## WHAT YOU NEED TO DO
Give the data a second time, exactly and in full.

#### MATERIAL

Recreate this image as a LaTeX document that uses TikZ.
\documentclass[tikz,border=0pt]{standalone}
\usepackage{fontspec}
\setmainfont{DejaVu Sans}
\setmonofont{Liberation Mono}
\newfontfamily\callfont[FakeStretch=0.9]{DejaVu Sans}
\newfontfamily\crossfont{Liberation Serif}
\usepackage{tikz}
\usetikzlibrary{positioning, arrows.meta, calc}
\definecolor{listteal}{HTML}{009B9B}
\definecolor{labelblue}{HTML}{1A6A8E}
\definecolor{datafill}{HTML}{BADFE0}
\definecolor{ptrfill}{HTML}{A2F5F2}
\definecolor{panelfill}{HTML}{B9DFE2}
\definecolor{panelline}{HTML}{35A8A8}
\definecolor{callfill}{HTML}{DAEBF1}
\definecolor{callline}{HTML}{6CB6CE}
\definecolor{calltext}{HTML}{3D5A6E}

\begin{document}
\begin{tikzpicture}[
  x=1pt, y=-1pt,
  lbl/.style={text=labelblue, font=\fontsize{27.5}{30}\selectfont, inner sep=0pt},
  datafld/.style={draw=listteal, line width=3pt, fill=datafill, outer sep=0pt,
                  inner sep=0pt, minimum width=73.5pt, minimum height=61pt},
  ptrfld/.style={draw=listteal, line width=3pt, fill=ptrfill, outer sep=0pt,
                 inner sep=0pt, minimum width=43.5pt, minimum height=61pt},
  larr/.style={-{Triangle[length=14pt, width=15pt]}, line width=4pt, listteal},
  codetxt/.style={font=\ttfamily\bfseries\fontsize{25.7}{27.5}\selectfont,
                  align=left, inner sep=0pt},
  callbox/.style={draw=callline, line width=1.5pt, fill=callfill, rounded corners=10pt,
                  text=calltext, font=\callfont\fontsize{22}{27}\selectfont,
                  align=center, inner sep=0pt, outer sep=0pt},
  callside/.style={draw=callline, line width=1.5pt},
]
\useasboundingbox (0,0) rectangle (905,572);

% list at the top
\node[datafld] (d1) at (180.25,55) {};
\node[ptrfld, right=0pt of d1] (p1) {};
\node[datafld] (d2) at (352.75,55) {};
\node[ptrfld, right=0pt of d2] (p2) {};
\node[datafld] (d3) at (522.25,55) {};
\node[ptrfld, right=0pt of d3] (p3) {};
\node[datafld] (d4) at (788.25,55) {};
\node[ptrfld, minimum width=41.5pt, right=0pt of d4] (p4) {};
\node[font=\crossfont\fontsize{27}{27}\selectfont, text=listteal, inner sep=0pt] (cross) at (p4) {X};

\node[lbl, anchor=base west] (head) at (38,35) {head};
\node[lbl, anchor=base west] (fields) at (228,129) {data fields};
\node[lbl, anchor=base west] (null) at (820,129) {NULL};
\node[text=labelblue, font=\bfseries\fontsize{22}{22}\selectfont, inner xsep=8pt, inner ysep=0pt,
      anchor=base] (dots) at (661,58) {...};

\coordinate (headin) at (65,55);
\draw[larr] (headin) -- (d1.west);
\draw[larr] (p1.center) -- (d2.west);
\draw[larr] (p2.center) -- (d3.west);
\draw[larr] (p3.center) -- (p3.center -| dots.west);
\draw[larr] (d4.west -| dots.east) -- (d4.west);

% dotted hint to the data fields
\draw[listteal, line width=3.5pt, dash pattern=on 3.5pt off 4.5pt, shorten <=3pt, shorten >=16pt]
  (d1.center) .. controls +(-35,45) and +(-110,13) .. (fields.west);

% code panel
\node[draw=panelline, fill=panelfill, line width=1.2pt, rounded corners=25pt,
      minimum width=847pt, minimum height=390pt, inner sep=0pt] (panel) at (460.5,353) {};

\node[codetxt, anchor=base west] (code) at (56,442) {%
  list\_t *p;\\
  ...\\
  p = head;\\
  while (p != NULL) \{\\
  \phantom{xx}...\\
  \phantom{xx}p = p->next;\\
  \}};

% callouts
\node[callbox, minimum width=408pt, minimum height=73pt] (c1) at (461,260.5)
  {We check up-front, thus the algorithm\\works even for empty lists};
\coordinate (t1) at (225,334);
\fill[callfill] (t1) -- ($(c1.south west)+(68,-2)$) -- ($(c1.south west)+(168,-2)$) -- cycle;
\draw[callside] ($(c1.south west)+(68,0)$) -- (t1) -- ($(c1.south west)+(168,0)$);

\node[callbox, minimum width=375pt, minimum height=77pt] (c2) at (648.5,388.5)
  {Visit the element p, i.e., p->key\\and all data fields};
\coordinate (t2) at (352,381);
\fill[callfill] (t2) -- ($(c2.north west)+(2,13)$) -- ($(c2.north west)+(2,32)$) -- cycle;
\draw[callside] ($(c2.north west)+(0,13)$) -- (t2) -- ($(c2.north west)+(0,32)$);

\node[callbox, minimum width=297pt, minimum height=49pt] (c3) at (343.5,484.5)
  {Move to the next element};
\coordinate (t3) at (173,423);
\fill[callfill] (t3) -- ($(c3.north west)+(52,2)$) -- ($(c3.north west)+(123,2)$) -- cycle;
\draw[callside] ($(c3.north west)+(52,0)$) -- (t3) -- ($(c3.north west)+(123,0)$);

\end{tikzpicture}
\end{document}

########

## TASK ANSWER
Recreate this image as a LaTeX document that uses TikZ.
\documentclass[tikz,border=0pt]{standalone}
\usepackage{fontspec}
\setmainfont{DejaVu Sans}
\setmonofont{Liberation Mono}
\newfontfamily\callfont[FakeStretch=0.9]{DejaVu Sans}
\newfontfamily\crossfont{Liberation Serif}
\usepackage{tikz}
\usetikzlibrary{positioning, arrows.meta, calc}
\definecolor{listteal}{HTML}{009B9B}
\definecolor{labelblue}{HTML}{1A6A8E}
\definecolor{datafill}{HTML}{BADFE0}
\definecolor{ptrfill}{HTML}{A2F5F2}
\definecolor{panelfill}{HTML}{B9DFE2}
\definecolor{panelline}{HTML}{35A8A8}
\definecolor{callfill}{HTML}{DAEBF1}
\definecolor{callline}{HTML}{6CB6CE}
\definecolor{calltext}{HTML}{3D5A6E}

\begin{document}
\begin{tikzpicture}[
  x=1pt, y=-1pt,
  lbl/.style={text=labelblue, font=\fontsize{27.5}{30}\selectfont, inner sep=0pt},
  datafld/.style={draw=listteal, line width=3pt, fill=datafill, outer sep=0pt,
                  inner sep=0pt, minimum width=73.5pt, minimum height=61pt},
  ptrfld/.style={draw=listteal, line width=3pt, fill=ptrfill, outer sep=0pt,
                 inner sep=0pt, minimum width=43.5pt, minimum height=61pt},
  larr/.style={-{Triangle[length=14pt, width=15pt]}, line width=4pt, listteal},
  codetxt/.style={font=\ttfamily\bfseries\fontsize{25.7}{27.5}\selectfont,
                  align=left, inner sep=0pt},
  callbox/.style={draw=callline, line width=1.5pt, fill=callfill, rounded corners=10pt,
                  text=calltext, font=\callfont\fontsize{22}{27}\selectfont,
                  align=center, inner sep=0pt, outer sep=0pt},
  callside/.style={draw=callline, line width=1.5pt},
]
\useasboundingbox (0,0) rectangle (905,572);

% list at the top
\node[datafld] (d1) at (180.25,55) {};
\node[ptrfld, right=0pt of d1] (p1) {};
\node[datafld] (d2) at (352.75,55) {};
\node[ptrfld, right=0pt of d2] (p2) {};
\node[datafld] (d3) at (522.25,55) {};
\node[ptrfld, right=0pt of d3] (p3) {};
\node[datafld] (d4) at (788.25,55) {};
\node[ptrfld, minimum width=41.5pt, right=0pt of d4] (p4) {};
\node[font=\crossfont\fontsize{27}{27}\selectfont, text=listteal, inner sep=0pt] (cross) at (p4) {X};

\node[lbl, anchor=base west] (head) at (38,35) {head};
\node[lbl, anchor=base west] (fields) at (228,129) {data fields};
\node[lbl, anchor=base west] (null) at (820,129) {NULL};
\node[text=labelblue, font=\bfseries\fontsize{22}{22}\selectfont, inner xsep=8pt, inner ysep=0pt,
      anchor=base] (dots) at (661,58) {...};

\coordinate (headin) at (65,55);
\draw[larr] (headin) -- (d1.west);
\draw[larr] (p1.center) -- (d2.west);
\draw[larr] (p2.center) -- (d3.west);
\draw[larr] (p3.center) -- (p3.center -| dots.west);
\draw[larr] (d4.west -| dots.east) -- (d4.west);

% dotted hint to the data fields
\draw[listteal, line width=3.5pt, dash pattern=on 3.5pt off 4.5pt, shorten <=3pt, shorten >=16pt]
  (d1.center) .. controls +(-35,45) and +(-110,13) .. (fields.west);

% code panel
\node[draw=panelline, fill=panelfill, line width=1.2pt, rounded corners=25pt,
      minimum width=847pt, minimum height=390pt, inner sep=0pt] (panel) at (460.5,353) {};

\node[codetxt, anchor=base west] (code) at (56,442) {%
  list\_t *p;\\
  ...\\
  p = head;\\
  while (p != NULL) \{\\
  \phantom{xx}...\\
  \phantom{xx}p = p->next;\\
  \}};

% callouts
\node[callbox, minimum width=408pt, minimum height=73pt] (c1) at (461,260.5)
  {We check up-front, thus the algorithm\\works even for empty lists};
\coordinate (t1) at (225,334);
\fill[callfill] (t1) -- ($(c1.south west)+(68,-2)$) -- ($(c1.south west)+(168,-2)$) -- cycle;
\draw[callside] ($(c1.south west)+(68,0)$) -- (t1) -- ($(c1.south west)+(168,0)$);

\node[callbox, minimum width=375pt, minimum height=77pt] (c2) at (648.5,388.5)
  {Visit the element p, i.e., p->key\\and all data fields};
\coordinate (t2) at (352,381);
\fill[callfill] (t2) -- ($(c2.north west)+(2,13)$) -- ($(c2.north west)+(2,32)$) -- cycle;
\draw[callside] ($(c2.north west)+(0,13)$) -- (t2) -- ($(c2.north west)+(0,32)$);

\node[callbox, minimum width=297pt, minimum height=49pt] (c3) at (343.5,484.5)
  {Move to the next element};
\coordinate (t3) at (173,423);
\fill[callfill] (t3) -- ($(c3.north west)+(52,2)$) -- ($(c3.north west)+(123,2)$) -- cycle;
\draw[callside] ($(c3.north west)+(52,0)$) -- (t3) -- ($(c3.north west)+(123,0)$);

\end{tikzpicture}
\end{document}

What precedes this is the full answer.